Advantages of FeCrAl Alloy

    1. High Maximum Operating Temperature
      FeCrAl alloys, especially HRE grades, can operate at temperatures up to 1400°C. This exceeds the 1200°C limit of Cr20Ni80 NiCr alloys.
    2. Longer Service Life
      At elevated temperatures in air, FeCrAl heating elements typically last 2 to 4 times longer than NiCr elements. This provides cost-effective longevity.
    3. High Surface Load Capacity
      Due to its higher allowable operating temperature and longer lifespan, FeCrAl can withstand greater surface watt loading. This results in faster heating rates and reduced material consumption.
    4. Excellent Oxidation Resistance
      FeCrAl forms a dense and adherent Al₂O₃ (aluminum oxide) film on its surface. This film is stable, resistant to spalling, and acts as an effective barrier against oxidation and carbon penetration. Additionally, Al₂O₃ has a high electrical resistivity and melting point. This enhances its protective qualities over the Cr₂O₃ film formed on NiCr alloys.
    5. Lower Density
      FeCrAl has a lower specific gravity than NiCr alloys. This allows for material savings when manufacturing elements of the same size.
    6. Higher Electrical Resistivity
      With its higher resistivity, FeCrAl allows for the use of thicker wire gauges, increasing durability—particularly important for fine wire applications. Moreover, its resistivity is less affected by cold working and heat treatment.
    7. Superior Sulfur Resistance
      FeCrAl alloys show excellent corrosion resistance in sulfur-containing atmospheres or when contaminated with sulfur compounds. NiCr is severely degraded under such conditions.
    8. Lower Cost
      FeCrAl contains no nickel. Nickel is a relatively scarce and expensive metal. Hence, this makes it much more economical than NiCr alloys.

Drawbacks of FeCrAl Alloy


Despite its advantages, FeCrAl has some limitations:
• Low high-temperature strength: Above 1000°C, FeCrAl tends to deform due to its own weight.
• Reduced plasticity after prolonged use: After extended exposure to high temperatures and subsequent cooling, the alloy becomes brittle and cannot be bent when cold.

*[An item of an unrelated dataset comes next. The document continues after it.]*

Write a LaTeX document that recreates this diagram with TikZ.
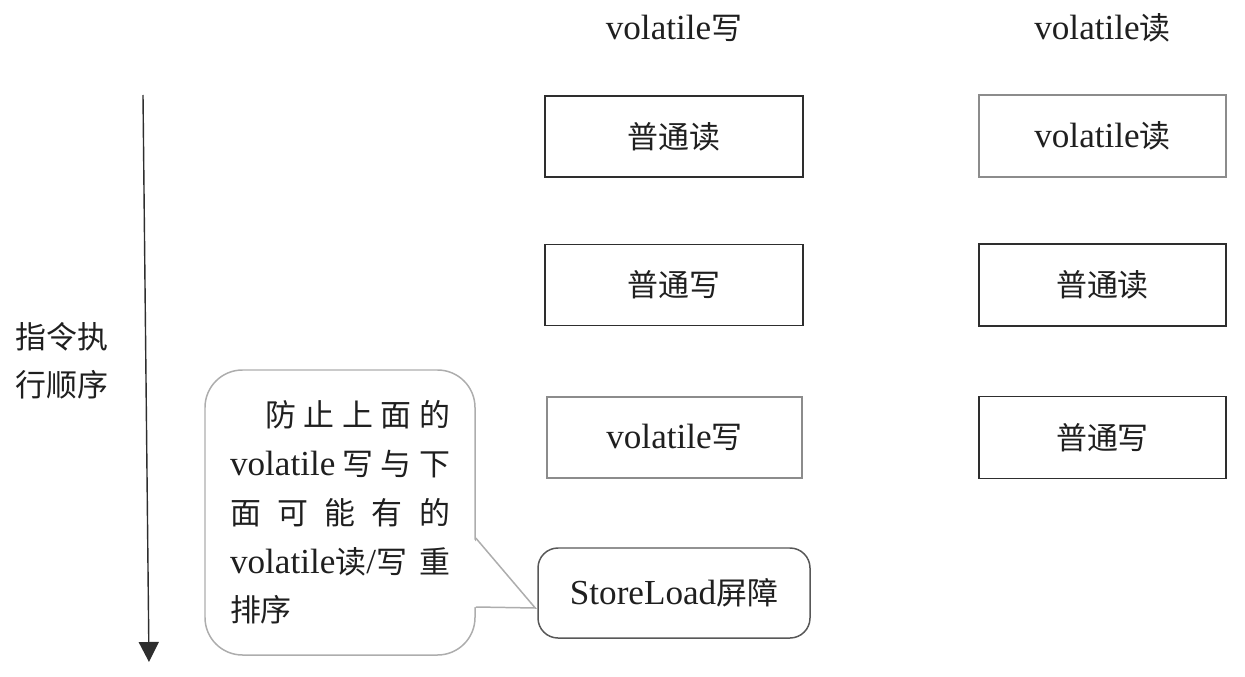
\documentclass[tikz,border=0pt]{standalone}
\usepackage{fontspec}
\setmainfont{Liberation Serif}
\newfontfamily\cjk[Scale=0.88]{Noto Sans CJK SC}
\usetikzlibrary{arrows.meta,calc}
\definecolor{ink}{rgb}{0.12,0.12,0.12}
\definecolor{edgedark}{rgb}{0.18,0.18,0.18}
\definecolor{edgegray}{rgb}{0.55,0.55,0.55}
\definecolor{edgelight}{rgb}{0.68,0.68,0.68}
\newcommand{\zh}[1]{{\cjk #1}}
\newcommand{\spreadline}[1]{\makebox[4.4cm][s]{#1}}

\begin{document}
\begin{tikzpicture}[
  every node/.style={font=\fontsize{20}{27.8}\selectfont, text=ink},
  opbox/.style={
    rectangle, draw=edgedark, line width=0.85pt,
    minimum width=5.16cm, minimum height=1.62cm,
    align=center
  },
  readbox/.style={opbox, minimum width=4.94cm, minimum height=1.64cm},
  barrierbox/.style={
    rectangle, rounded corners=0.4cm,
    draw=edgedark!80, line width=0.85pt,
    minimum width=5.44cm, minimum height=1.8cm,
    align=center
  },
  notebox/.style={
    rectangle, rounded corners=0.75cm,
    draw=edgelight, line width=0.85pt,
    minimum width=5.4cm, minimum height=5.7cm,
    align=left
  },
  timearrow/.style={-{Triangle[width=0.4cm,length=0.4cm]}, draw=edgedark, line width=0.8pt}
]
\useasboundingbox (0,0) rectangle (24.9,-13.54);

% Column headers
\node (hdrwrite) at (13.48,-0.56) {volatile\zh{写}};
\node (hdrread) at (22.05,-0.56) {volatile\zh{读}};

% Left column - volatile write
\node[opbox] (wnormread) at (13.48,-2.73) {\zh{普通读}};
\node[opbox] (wnormwrite) at (13.48,-5.70) {\zh{普通写}};
\node[opbox, draw=edgegray, minimum width=5.1cm] (wvolwrite) at (13.49,-8.75) {volatile\zh{写}};
\node[barrierbox] (barrier) at (13.48,-11.86) {StoreLoad\zh{屏障}};

% Right column - volatile read
\node[readbox, draw=edgegray] (rvolread) at (22.05,-2.72) {volatile\zh{读}};
\node[readbox] (rnormread) at (22.05,-5.70) {\zh{普通读}};
\node[readbox] (rnormwrite) at (22.05,-8.75) {\zh{普通写}};

% Execution order arrow
\coordinate (flowtop) at (2.86,-1.9);
\coordinate (flowend) at (2.98,-13.24);
\draw[timearrow] (flowtop) -- (flowend);
\node[align=center, font=\fontsize{20}{27.4}\selectfont] (orderlabel) at (1.24,-7.22) {\zh{指令执}\\\zh{行顺序}};

% Callout explaining the barrier
\node[notebox] (note) at (6.8,-10.25) {%
  \spreadline{\hspace{0.7cm}\zh{防}\hfill\zh{止}\hfill\zh{上}\hfill\zh{面}\hfill\zh{的}}\\
  \spreadline{volatile\hfill\zh{写}\hfill\zh{与}\hfill\zh{下}}\\
  \spreadline{\zh{面}\hfill\zh{可}\hfill\zh{能}\hfill\zh{有}\hfill\zh{的}}\\
  \spreadline{volatile\zh{读}/\zh{写}\hfill\zh{重}}\\
  \zh{排序}%
};
\coordinate (notetip) at ($(barrier.west)+(-0.04,-0.3)$);
\fill[white] ($(note.east)+(-0.06,-0.51)$) -- (notetip) -- ($(note.east)+(-0.06,-1.89)$) -- cycle;
\draw[draw=edgelight, line width=0.85pt] ($(note.east)+(0,-0.51)$) -- (notetip) -- ($(note.east)+(0,-1.89)$);

\end{tikzpicture}
\end{document}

  1. Advantages of NiCr Alloy
    1. High-Temperature Strength
      NiCr alloys maintain superior mechanical strength at high temperatures and are less prone to deformation. Hence, this allows greater design flexibility for heating elements.
    2. Good Plasticity After Long-Term Use
      Even after prolonged high-temperature service, NiCr elements remain ductile upon cooling. This makes maintenance and reshaping easier.
    3. Higher Emissivity
      Fully oxidized NiCr surfaces exhibit higher thermal emissivity than FeCrAl. Under the same surface load, NiCr elements run at slightly lower temperatures. This improves thermal efficiency.
    4. Non-Magnetic Properties
      Most NiCr alloys are non-magnetic at room temperature (except for Cr15Ni60, which may show weak magnetism). This is particularly beneficial in certain low-temperature applications. In contrast, FeCrAl becomes non-magnetic only above 600°C.
    5. Better General Corrosion Resistance
      NiCr generally offers better corrosion resistance than non-oxidized FeCrAl, except in sulfur-containing or certain controlled atmospheres.

Conclusion

FeCrAl alloys are ideal for applications requiring high operating temperatures, long service life, and cost efficiency. They are especially beneficial in oxidizing and sulfur-rich environments. NiCr alloys, on the other hand, are preferred when mechanical strength, plasticity, and higher emissivity are more critical. Understanding the properties of these two alloys allows engineers and designers to make informed choices for reliable and efficient heating systems.